Jeff Bezos, founder and chief executive officer of Amazon Inc. and new owner of The Washington Post, leaves from the newspaper's offices after a meeting in Washington, D.C., U.S., on Wednesday, Sept. 4, 2013.
T.J. Kirkpatrick, Bloomberg
Amazon flexes its muscle as publisher dispute escalates
- Article by: DAVID STREITFELD and MELISSA EDDY
- New York Times
- May 23, 2014 - 9:32 PM
Amazon, under fire in much of the literary community for energetically discouraging customers from buying books from the publisher Hachette, has abruptly escalated the battle.
The retailer began refusing orders for coming Hachette books, including J.K. Rowling’s new novel. The paperback edition of Brad Stone’s “The Everything Store: Jeff Bezos and the Age of Amazon” — a book that Amazon disliked so much that it denounced it — is suddenly listed as “unavailable.”

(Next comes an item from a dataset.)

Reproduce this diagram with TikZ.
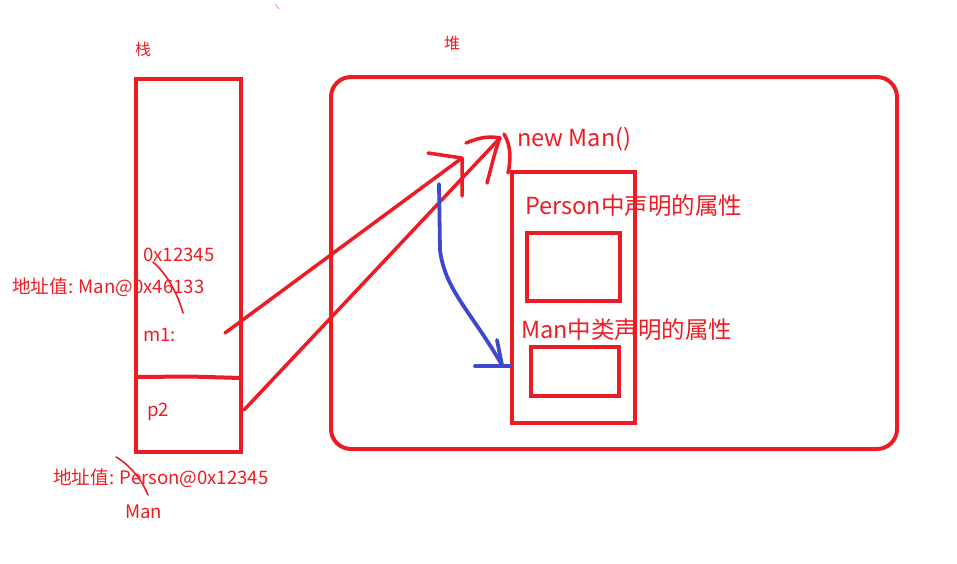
\documentclass[tikz,border=0pt]{standalone}
\usepackage{fontspec}
\setmainfont{Noto Sans CJK SC}
\definecolor{pred}{RGB}{237,28,36}
\definecolor{pblue}{RGB}{63,72,204}
\begin{document}
\begin{tikzpicture}[x=1pt,y=-1pt,
  box/.style={draw=pred,line width=4pt},
  pen/.style={draw=pred,line width=3.5pt,line cap=round,line join=round},
  thin/.style={draw=pred,line width=1.6pt,line cap=round},
  bpen/.style={draw=pblue,line width=3.8pt,line cap=round,line join=round},
  big/.style={text=pred,font=\fontsize{23.5}{23.5}\selectfont,anchor=west,inner sep=0pt},
  small/.style={text=pred,font=\fontsize{18.6}{18.6}\selectfont,anchor=west,inner sep=0pt},
  tiny/.style={text=pred,font=\fontsize{16}{16}\selectfont,anchor=west,inner sep=0pt}]
\useasboundingbox (0,0) rectangle (957,563);
% stack
\draw[box] (136,79) rectangle (241,452);
\draw[box,line join=miter] (136,377) -- (190,376.5) -- (241,378);
% heap
\draw[box,rounded corners=20pt] (331,77) rectangle (897,449);
% object
\draw[box] (512,172) rectangle (635,423);
\draw[box] (527,233) rectangle (620,301);
\draw[box] (531,347) rectangle (619,396);
% labels
\node[tiny] (zhan) at (135,49) {栈};
\node[tiny] (dui) at (444,43) {堆};
\node[small] (addr1) at (143,255) {0x12345};
\node[small] (old1) at (12,287) {地址值: Man@0x46133};
\node[small] (m1) at (143,335) {m1:};
\node[small] (p2) at (147,412) {p2};
\node[small] (old2) at (53,478) {地址值: Person@0x12345};
\node[small] (man) at (125,512) {Man};
\node[big] (newman) at (517,139) {new Man()};
\node[big] (pattr) at (525,206) {Person中声明的属性};
\node[big] (mattr) at (521,330) {Man中类声明的属性};
% strike marks
\draw[thin] (153,262) .. controls (168,275) and (178,295) .. (183,313);
\draw[thin] (116,457) .. controls (130,465) and (142,480) .. (148,495);
\draw[draw=pred!50,line width=0.8pt] (275,4) -- (279,9);
% red arrows
\coordinate (s1) at (225,333);
\coordinate (t1) at (462,158);
\coordinate (s2) at (244,410);
\coordinate (t2) at (500,138);
\draw[pen] (s1) -- (t1);
\draw[pen] (428,153) -- (t1) -- (462,196);
\draw[pen] (s2) -- (t2);
\draw[pen] (466,143) .. controls (480,137) and (490,136) .. (t2);
\draw[pen] (487,183) .. controls (492,165) and (495,150) .. (t2);
\draw[pen] (504,134) .. controls (511,145) and (511,160) .. (508,173);
% blue arrow
\coordinate (b0) at (439,184);
\coordinate (b1) at (502,365);
\draw[bpen] (b0) -- (440,250) .. controls (445,290) and (470,310) .. (b1);
\draw[bpen] (497,340) -- (b1);
\draw[bpen] (475,366) -- (510,366);
\end{tikzpicture}
\end{document}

In some cases, even the pages promoting the books have disappeared. Anne Rivers Siddons’ new novel, “The Girls of August,” coming in July, no longer has a page for the physical book or even the Kindle edition. Only the audio edition is still being sold (for more than $60). Otherwise it is as if it did not exist.
Amazon is also flexing its muscles in Germany, delaying deliveries of books issued by Bonnier, a major publisher.
“It appears that Amazon is doing exactly that on the German market which it has been doing on the U.S. market: using its dominant position in the market to blackmail the publishers,” said Alexander Skipis, president of the German Publishers and Booksellers Association.
The association said its antitrust experts were examining whether Amazon’s tactics violate the law.
“Of course it is very comfortable for customers to be able to order over the Internet, 24 hours a day, seven days a week,” Skipis said. “But with such an online structure as pursued by Amazon, a book market is being destroyed that has been nurtured over decades and centuries.”
The confrontations with the publishers are the biggest display of Amazon’s dominance since it briefly stripped another publisher, Macmillan, of its “buy” buttons in 2010. It seems likely to encourage debate about the enormous power the company wields. No company in U.S. history has exerted the control over the U.S. book market — physical, digital and secondhand — that Amazon does.
Amazon controls an increasing share of the U.S. digital book market in the wake of the Justice Department’s successful pursuit of most of the major New York publishers on antitrust violations having to do with the pricing of e-books.
For several months, Amazon has been quietly discouraging the sales of Hachette’s physical books by several techniques — cutting the customer’s discount so the book approaches list price; taking weeks to ship the book; suggesting that prospective customers buy other books instead; and increasing the discount for the Kindle version.